Unless you are talking about total wealth which many around here like to spout about. If your total wealth drops that much it affects the total wealth of the American people.
I don't subscribe to home equity as a measure of wealt since it's so fluid.
The other point that is often overlooked is the inability to stop loss in the real estate markets as opposed to the equity markets. If I want to limit my losses in the equity markets, then all I have to do is sell my mutual fund or place a sell order that kicks in when the stock drops to a certain price, and there will nearly always be a buyer on a moments notice. If I want to sell my house to cash out my equity, I will need to find a buyer, and that could take months and months or even years if I am unwilling to lower the price.

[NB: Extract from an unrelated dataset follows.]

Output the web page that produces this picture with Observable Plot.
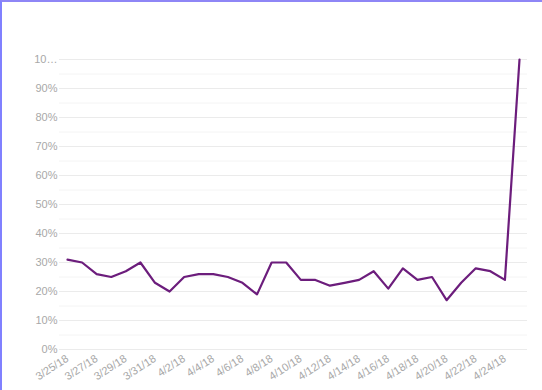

How's this for a laugh. Bought a small house after my divorce (credit was ok, not wonderful). Took an ARM. Refinanced at better rate in 2004, wasn't taking any cash, got laid off two weeks before closing. Bank wouldn't close cause I was unemployed. Took 10 months to find a job - at $14K less salary. Payments going up, got behind on payments, got a 2nd mortgage to catch up. Holding on by the skin of my teeth. Trying to up my credit rating but will take awhile. Need to either win the lotto or find me a rich hubby, lol. Meantime, there's 14+ sale signs in my plan of 6 blocks.
Median price is the price where half the homes sold for more and half of the homes that sold went for less. It is probably the best statistic to tell you were the market is going.
I am a little surprised that no one has made the observation that homes are not what they were 10 - 20 years ago, making comparisons meaningless.
Houses now tend to be bigger and have more luxury features than in the past.
A typical house 20 years ago was probably a plain, 1700 sqft box on a 50' x 100' lot.
Today, new houses start at 3,500 sqft. The older houses have had additions, new kitchens and baths.
IMO a substantial percentage of the increase in house prices can be traced to "home improvement".
Not really when you factor out two years of interest on 95% financing, real estate taxes, insurance, and the real estate commission if you have to sell.